One of the great myths perpetrated by rightwingers is that Obama did not intervene in Syria. His secretary of state Clinton was among the most hawkish, refusing to engage in any talks which involved President Bashar al-Assad, most crucially in 2012 when the US believed that he was about to be overthrown.

The US has covertly intervened in Syria using special forces and by giving support to opposition groups. Obama wanted to launch military intervention against Assad in the summer of 2013, but was only prevented from doing so by the vote in the British Parliament against war.

The closest allies of the US in the Middle East, such as Saudi Arabia, Qatar and — until recently — Turkey have been heavily involved in supporting Isis and other groups.

A major reason for Obama’s more risk-averse approach to direct intervention was his understanding of just how deeply unpopular the wars in Iraq and, to some extent, Afghanistan were. Hence less use of US troops on the ground and a much bigger use of special hit squads and drone warfare. This is virtually cost free for US lives but deadly for civilians in the countries bombed.

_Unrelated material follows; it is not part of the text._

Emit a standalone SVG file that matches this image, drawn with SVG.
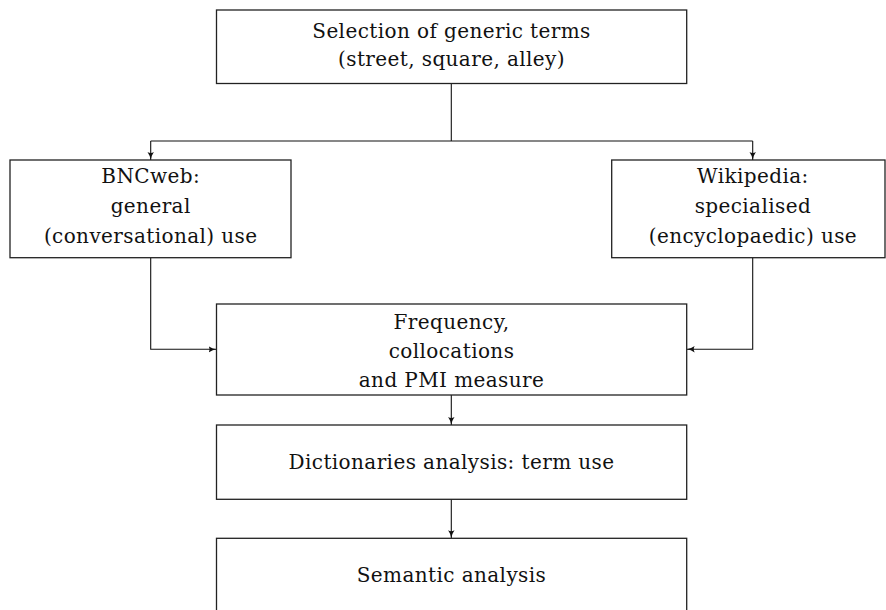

Increased surveillance, the use of torture and the continuing existence of Guantanamo Bay have all marked the Obama presidency. They are all intact to be taken over and further misused by Donald Trump.

Another legacy is the widespread demonisation of Vladimir Putin’s Russia, and the consequent build-up of Nato troops on Russia’s border. Again, encouraged by Clinton, this conflict is a major threat to world peace today. When Russia is blamed for everything from intervening in the US election (a bit rich coming from the US which intervenes in so many elections) to leaking the ending of the BBC’s Sherlock series, we should be aware of the prospects for further clashes.

Obama’s pivot to the Pacific has targeted China as a major military and economic rival. While Obama has been unable to develop it fully because the US has been bogged down in the Middle East, Trump has already made clear his lines of division with China, and this will be a major and dangerous feature of his foreign policy.

The migrants desperate to get from central and Latin America across the border to the US are themselves often victims of US trade and economic policies in their home countries.

Obama has backed these policies and the successive right-wing assaults on democracy from Brazil to Honduras.

Trump will continue these policies with a vengeance. He also claims that he will deal with terrorism, although his Islamophobia and racism are likely to help fuel it.

The truth is that terrorism worldwide has grown exponentially during the period of the war on terror from 2001 and Obama’s policies — drone warfare, rendition, deportation and continued occupation — have done much to create the conditions where it thrives.

Perhaps the worst picture of Obama during these years is the one where he is shown, along with Clinton and the military, watching the real-time assassination of Osama bin Laden.

We were told then it would mark a turning point in the war on terror. The opposite has proved true. Most of us fear for what Trump can and might do, and detest his racist, sexist braggadocio. But we should remember that Obama could have done so much more — and didn’t.

  • Lindsey German is convener of the Stop the War Coalition.